Comment by smcl
See this is one of the reasons I struggle to get on board the AI hype train. Any time I've seen some breathless claim about it's capabilities that feels a bit too good to be true, someone with knowledge in the domain takes a closer look and it turns out to have been exaggerated and meant to draw eyeballs and investors to some fledgling AI company.
I just feel like if we were genuinely on the cusp of an AI revolution like it is claimed, we wouldn't need to keep seeing this sort of thing. Like I feel like a lot of the industry is full of flim-flam men trying to scam people, and if the tech was as capable as we keep getting told it is there'd be no need for dishonesty or sleight of hand.

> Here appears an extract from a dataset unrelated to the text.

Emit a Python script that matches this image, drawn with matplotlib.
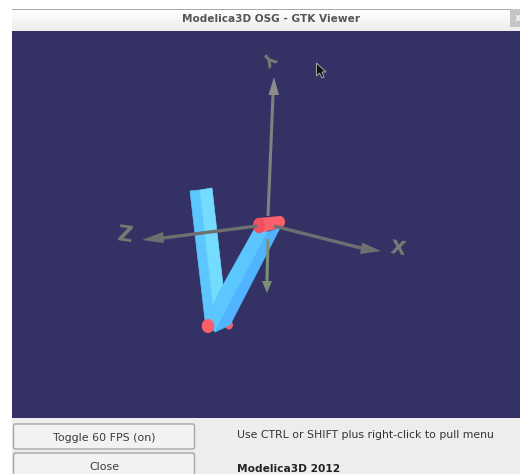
import numpy as np
import matplotlib.pyplot as plt
from matplotlib.patches import Polygon, Rectangle, FancyBboxPatch, Ellipse

# screenshot size, everything below is in image pixels
W, H = 520, 474

title = "Modelica3D OSG - GTK Viewer"
button_labels = ["Toggle 60 FPS (on)", "Close"]
hint_text = "Use CTRL or SHIFT plus right-click to pull menu"
footer_text = "Modelica3D 2012"

# the V shape
left_dark = [(190, 191), (200, 190), (213, 305), (215, 332), (205, 320)]
left_light = [(200, 190), (212, 188), (223, 285), (213, 305)]
right_light = [(223, 285), (255, 228), (268, 232), (215, 332), (213, 305)]
right_dark = [(268, 232), (280, 228), (230, 325), (215, 332)]

# axes: start, end of shaft, tip, and the two base corners of the head
axis_y = [(268, 216), (273, 95), (274, 77), (268.5, 95), (279, 95)]
axis_z = [(257, 226), (163, 238), (142, 240), (163, 232), (164, 243)]
axis_x = [(274, 226), (361, 248), (381, 251), (362, 242.5), (360, 254)]
axis_down = [(268, 239), (267, 281), (267, 293), (262, 281), (272, 281)]

fig = plt.figure(figsize=(W / 100, H / 100), dpi=100)
ax = fig.add_axes([0, 0, 1, 1])
ax.set_xlim(0, W)
ax.set_ylim(H, 0)
ax.axis("off")

# window
grad = np.linspace(0, 1, 22).reshape(-1, 1)
ax.imshow(grad, extent=(12, 520, 31, 9), cmap="gray_r", vmin=0, vmax=14, aspect="auto", zorder=0)
ax.set_xlim(0, W)
ax.set_ylim(H, 0)
ax.add_patch(Rectangle((12, 8.5), 508, 1.2, fc="#a8a8a8", ec="none", zorder=0))
ax.add_patch(Rectangle((12, 31), 508, 387, fc="#343264", ec="none", zorder=0))
ax.add_patch(Rectangle((12, 418), 508, 56, fc="#ededeb", ec="none", zorder=0))
ax.add_patch(Rectangle((510, 9), 10, 18, fc="#c4c6c6", ec="none", zorder=0))
ax.text(271, 19, title, ha="center", va="center", fontsize=7.6, weight="bold", color="#555555")
ax.text(518, 18, "x", ha="center", va="center", fontsize=7, weight="bold", color="#f6f6f6")

# buttons
for y0, h, label, ty in [(424, 25, button_labels[0], 438), (453, 30, button_labels[1], 467)]:
    ax.add_patch(FancyBboxPatch((13.5, y0), 181, h, boxstyle="round,pad=0,rounding_size=2",
                                fc="#f2f2f1", ec="#a6a6a6", lw=1))
    ax.text(104, ty, label, ha="center", va="center", fontsize=7.9, color="#3a3a3a")
ax.text(237, 435, hint_text, ha="left", va="center", fontsize=7.8, color="#333333")
ax.text(237, 469, footer_text, ha="left", va="center", fontsize=7.65, weight="bold", color="#222222")

# y shaft goes behind the red joint
ax.plot([axis_y[0][0], axis_y[1][0]], [axis_y[0][1], axis_y[1][1]], color="#808080", lw=2.2, solid_capstyle="butt")
ax.add_patch(Polygon([axis_y[2], axis_y[3], axis_y[4]], fc="#8c8c8c", ec="none"))

# bottom joint, the small end sits behind the V
ax.add_patch(Ellipse((229, 325), 8, 9, fc="#f85c66", ec="none"))

# V, edges in the face colour so no seams show
ax.add_patch(Polygon(left_dark, fc="#5cc6ff", ec="#5cc6ff", lw=0.5))
ax.add_patch(Polygon(left_light, fc="#73dcff", ec="#73dcff", lw=0.5))
ax.add_patch(Polygon(right_light, fc="#5cc6ff", ec="#5cc6ff", lw=0.5))
ax.add_patch(Polygon(right_dark, fc="#50b4ff", ec="#50b4ff", lw=0.5))
ax.add_patch(Ellipse((208, 326), 12.5, 14, fc="#fb5f6b", ec="none"))

# top joint, a red cylinder
ax.add_patch(Ellipse((280, 222), 10, 12, fc="#fb5f6b", ec="none"))
ax.add_patch(Polygon([(259, 218), (280, 216), (280, 228), (259, 233)], fc="#fb5f6b", ec="none"))
ax.add_patch(Ellipse((259, 225.5), 12, 15.5, fc="#f0505e", ec="none"))


def draw_axis(pts, color, lw=2.4):
    start, end, tip, b1, b2 = pts
    ax.plot([start[0], end[0]], [start[1], end[1]], color=color, lw=lw, solid_capstyle="butt")
    ax.add_patch(Polygon([tip, b1, b2], fc=color, ec="none"))


draw_axis(axis_z, "#6f6f6f")
draw_axis(axis_x, "#6f6f6f")
draw_axis(axis_down, "#7d8f78", lw=2.2)

# axis letters
ax.text(124, 235, "Z", ha="center", va="center", fontsize=15, weight="bold", color="#7b7b76", rotation=-8)
ax.text(398, 249, "X", ha="center", va="center", fontsize=14, weight="bold", color="#7b7b76", rotation=-8)
ax.text(269, 57, "Y", ha="center", va="center", fontsize=12, weight="bold", color="#7b7b76", rotation=-140)

# mouse pointer
cursor = [(316.5, 63), (316.5, 76), (319.5, 73), (322, 78), (324, 77), (322, 72), (326, 72)]
ax.add_patch(Polygon(cursor, fc="#111111", ec="#aaaaaa", lw=0.7))

fig.savefig("out.png", dpi=100)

I have commented elsewhere but this bears repeating
If you had enough paper and ink and the patience to go through it, you could take all the training data and manually step through and train the same model. Then once you have trained the model you could use even more pen and paper to step through the correct prompts to arrive at the answer. All of this would be a completely mechanical process. This really does bear thinking about. It's amazing the results that LLM's are able to acheive. But let's not kid ourselves and start throwing about terms like AGI or emergence just yet. It makes a mechanical process seem magical (as do computers in general).
I should add it also makes sense as to why it would, just look at the volume of human knowledge (the training data). It's the training data with the mass quite literally of mankind's knowledge, genius, logic, inferences, language and intellect that does the heavy lifting.